Speaking at a State Council Information Office press conference held in Haikou on April 10, 2026, Hainan Governor Liu Xiaoming laid out the province’s trade and opening-up priorities for the 15th Five-Year Plan period spanning 2026 to 2030, framing this stage as a turning point for the FTP project. The milestone launch of island-wide special customs operations on December 18, 2025, formally concluded the FTP’s initial infrastructure and regulatory framework development, clearing the way for the next phase of expansion.

To advance this new phase of opening, Liu explained that Hainan will prioritize institutional liberalization by aligning its regulatory frameworks with high-standard global trade rules. The province will align its practices with major multilateral frameworks including the Regional Comprehensive Economic Partnership (RCEP), the Comprehensive and Progressive Agreement for Trans-Pacific Partnership (CPTPP), and the Digital Economy Partnership Agreement (DEPA), while also supporting ongoing negotiations to upgrade the China-ASEAN Free Trade Area to its 3.0 iteration.

The province enters this new planning period on the heels of robust trade growth over the 14th Five-Year Plan (2021-2025), when both goods and services trade posted average annual growth rates exceeding 20 percent. For the coming five years, Hainan has set clear, ambitious targets: 10 percent average annual growth for goods trade, 20 percent annual growth for services trade, and 10 percent annual expansion in actually utilized foreign direct investment.

Already, the new regulatory framework and policy incentives are driving tangible on-the-ground growth across Hainan’s processing and trade sectors, with the local coffee industry offering a clear illustration of the benefits of the FTP’s model.

On the same day the special customs regime launched last December, a shipment of blended roasted coffee beans produced by Charoen Pokphand Group (Hainan) Xinglong Coffee Industry Development Co, a Sino-Thai joint venture based in Wanning city, departed Qionghai Boao International Airport for the Chinese mainland market. The beans, imported raw from Colombia, were roasted, blended and packaged at the company’s automated processing facility in Xinglong Coffee Valley, adding more than 30 percent to their value before shipment.
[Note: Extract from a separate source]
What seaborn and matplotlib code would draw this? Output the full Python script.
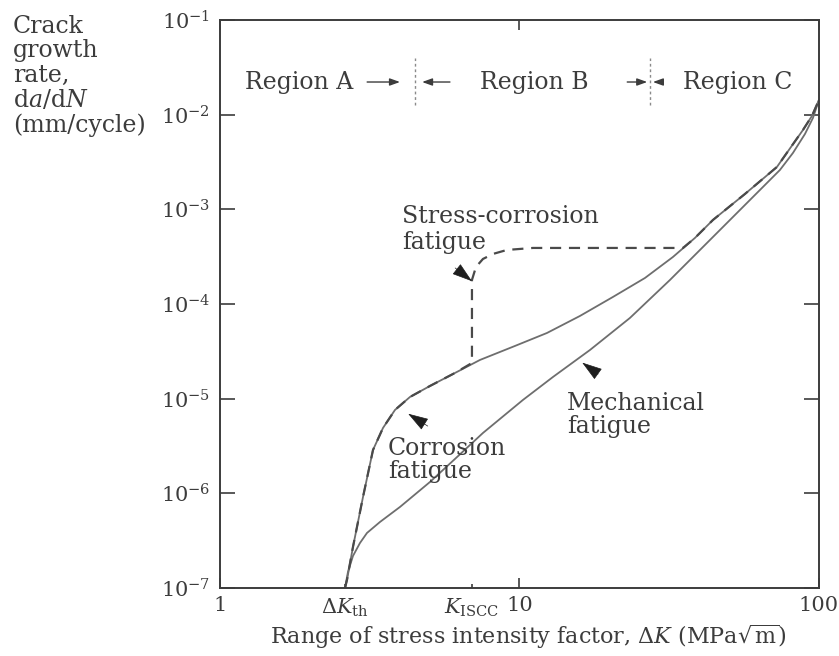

This marked the first shipment from Wanning to qualify for Hainan FTP’s value-added tariff exemption policy for domestic sales, cutting costs significantly for the producer.

The joint venture already operates under a cross-border model unique to the Hainan FTP: importing low-cost raw materials from global producers, processing them into finished high-value products, then selling finished goods both domestically and internationally. During the company’s first export shipment to Australia, the firm saved 8 percent on import tariffs for raw beans and 13 percent on value-added tax, directly boosting its profit margin and global competitiveness.

“The most transformative change we have seen stems from Hainan’s institutional opening-up,” noted Ye Jian, general manager of the Sino-Thai joint venture. “Hainan is rapidly emerging as a strategic node in the global coffee supply chain.”

Ye added that Hainan’s geographic proximity to major coffee-producing nations in Southeast Asia, paired with unimpeded access to China’s 1.4 billion-person consumer market, gives the island an unrivaled competitive advantage. The new special customs regime, he explained, is cutting cross-border logistics costs, streamlining supply chain clearance processes, and attracting skilled industry talent, helping reshape Hainan’s role from a simple entry point for raw materials into a fully fledged global processing hub.

“A single cup of Xinglong coffee might use beans grown in Colombia, processed and packaged in Hainan, and end up sold to consumers in Australia — that is a perfect, tangible example of how the Hainan FTP connects China’s market and production capacity with the entire world,” Ye said.

Policy support for the new trade and processing model has expanded in lockstep with the launch of the special customs regime. Ahead of the December 2025 launch, Hainan updated its zero-tariff raw material list in February 2025, expanding the roster to roughly 6,600 eligible products and adding unroasted coffee beans alongside 296 other commodity items. By the end of 2025, the number of companies eligible to access the FTP’s preferential policies had grown by more than 11,000 from pre-expansion levels, signaling widespread business uptake of the new regime.